The Business Model Canvas’s chief virtue is its transparency, and that transparency helps create focus. That said, to create a meaningful and worthwhile take on the Canvas, you want some depth. Here we’ll walk through 3 steps that will help you dig deep into what your business is about and how to frame that using the Canvas.
What is the Canvas
The Business Model Canvas is a tool for articulating and innovating business models. It has the nine blocks shown below. You can probably sit down right now and fill out a version of it for your business.
If you’re prefer something printable, here’s a PDF.
1. Go Deep on the Linkage Between ‘Customer Segments’ and ‘Value Propositions’
The Canvas looks flat, but actually it’s not, it’s hierarchical. The relationship between ‘Customer Segments’ and ‘Value Propositions’ is the independent variable that should drive the rest of the Canvas. Given that, it’s worth spending as much time as you need here.
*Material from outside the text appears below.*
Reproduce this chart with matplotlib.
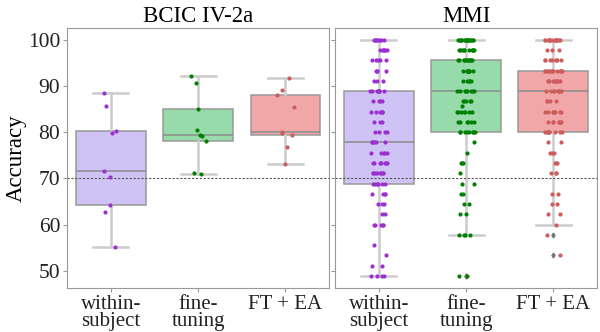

When I work with students, I have them start by creating a set of personas, humanized portraits of their customers, be the buyer and/or user of the company’s product. Who are they? What kind of shoes would they wear? Can you think of five real-world examples? Which are most important?
Personas vs. Customer Segments: Technically there’s a difference. Segmentation is a way of heuristically grouping sets of customers and personas is a tool for humanizing your understanding of them. I prefer working from the bottom up and starting with the personas–presumably, you’re doing the Canvas so you can peel back the onion and really look at what’s driving the business. If you find you have a lot and they fit into logical groups, then, sure, group them by Segment. But I wouldn’t worry too much about that at the outset.
Located dead center in the Canvas, this is the nexus of your business model. I work through this by rewinding a couple of steps. First, what problem scenarios are important to your personas? If it’s a business to business proposition, what jobs are you doing for them and how do those need improving? If it’s a consumer proposition, what underlying needs and desires are you fulfilling?
Second, what are the customer’s current alternatives? These are important to understand so that you’re sure you understand the problem scenario well and because that’s your critical threshold: your Value Proposition has to be better enough than those Alternatives for you to get traction. Here’s a summary of inputs for this part of the Canvas:
Once you get a list of full articulated Value Propositions, sort them in order of most to least compelling and record them on the Canvas.
Here’s how it might look on the actual Canvas (you can overlap this kind of annotation in the Google Doc’s template):
One final note on this area: If you organize your inputs this way, you’ll find they’re already in a highly testable formulation that you can go validate (or invalidate) ala Lean Startup:
A certain PERSONA exists…
…and they have certain PROBLEMS…
…where they’re currently using certain ALTERNATIVES…
…and we have a VALUE PROPOSITION that’s better enough than they alternatives where the persona will (buy our product, use our site, etc).
For a more detailed explanation, see Steps 1, 2 of my Business Model Canvas Tutorial
For a workshop you can use with your collaborators, here’s materials for a Business Model Canvas Workshop
02. Storyboard the Customer Journey(s) to Think Through ‘Customer Relationships’ and ‘Channels’
The Customer Relationship and Channels blocks are often given short shrift, but they tease out an important and often neglected area of your business model: creating an efficient, high quality customer journey.
To think through the customer journey, I use a framework that’s over 100 years old: AIDA (attention, interest, desire, action). I add onboarding and retention to make it ‘AIDAOR’.
Storyboarding is a great way to make sure you’ve really thought through this part of your business model. Below is an example for ‘Enable Quiz’, a fictional company I use in my curriculum. They offer lightweight online quizzes for managers to assess technical talent. You can see ‘Helen the HR Manager’ finding out about the product and starting to use it to screen candidates for new positions at her company.
After completing the storyboard, fill out Customer Relationships and Channels asking yourself for each step of AIDAOR ‘Does this make sense? Can I visualize this working? How can I validate that?’
For a more detailed explanation, see Steps 3, 4 of my Business Model Canvas Tutorial
For more on storyboarding, you can try this Storyboarding Workshop.
03. Define a Business Type Before You Go After the ‘Infrastructure’ (Left) Part of the Canvas
A body of work around ‘unbundling the corporation’ is closely associated with use of the Canvas. One of the propositions of that work was the idea that successful companies focus on operating against one particular business type: infrastructure, scope, or product. An infrastructure-driven business has a large fixed asset or system that it’s looking to sell to as many different segments as possible. A scope-driven business creates an economy of scope, doing a bunch of things for a particular type of customer. A product-driven business creates something unique and proprietary which inherently delivers a proposition relevant to one or more segments.
Here are a few examples:
Decide which type you are, at least a working view, and then consider that as you fill out the next three areas of the Canvas.
Key Activities: Which activities are uniquely, strategically important to the business? Does that makes sense with the business type?
Key Partners: Given the company’s business type, for which Key Activities should we be seeking partners?